The coefficients of variation (C_V) and the complete regulation coefficient (C_r) for runoff are both greater than the baseline period (1996–2010), suggesting that from 2025 to 2100, runoff in the Dulongjiang-Irrawaddy River basin will be more concentrated during the flood season, with a tendency for a more uneven distribution throughout the year compared to the baseline period (1996–2010). Additionally, under the SSP245 and SSP585 climate change scenarios, Q95 flood extreme runoff will increase compared to the baseline period (1996–2010), while Q5 drought extreme runoff will decrease to varying degrees. This indicates that the risks of flooding and drought in the Dulongjiang-Irrawaddy River basin will increase under future climate change scenarios compared to the baseline period (1996–2010).

This study employed a combined data-driven modeling approach to assess hydrological responses under future climate change scenarios, providing valuable insights for the rational utilization and coordinated management of water resources in the Dulongjiang-Irrawaddy River basin. However, further research is needed to evaluate the cascading effects of future climate change on precipitation and runoff within the basin. Based on these findings, the Myanmar government can optimize water resource management policies, particularly in areas such as water resource allocation and irrigation technology improvements. Establishing a more robust water resource monitoring system is crucial to timely respond to changes and ensure water security. Given the transboundary nature of the Irrawaddy River basin, this study advocates for enhanced cooperation between Myanmar and its neighboring countries to develop a transboundary water-resource-sharing mechanism.

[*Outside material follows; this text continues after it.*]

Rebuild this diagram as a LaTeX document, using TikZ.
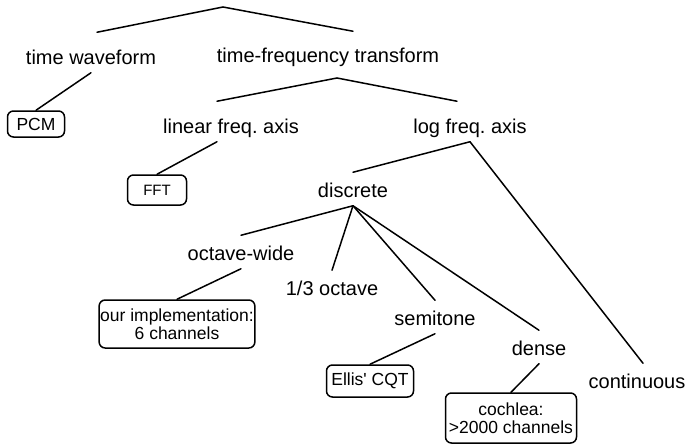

Through joint monitoring, sharing climate data, and hydrological forecasts, countries can more effectively collaborate to address water shortages and extreme climate events, reducing the risk of conflicts arising from competition over water resources. It is also recommended that countries establish joint emergency response mechanisms and strengthen disaster early warning systems to improve the basin’s disaster resilience. As the impacts of climate change continue to intensify, future research should further focus on the practical aspects of transboundary basin water resource management and climate adaptation measures, particularly exploring how cooperation can address transboundary water resources and climate disaster management. This will provide more comprehensive theoretical and data-driven support for regional water resource governance. Additionally, as the model training is currently based on the black-box nature of LSTM, future studies should aim to improve transparency and interpretability in this aspect.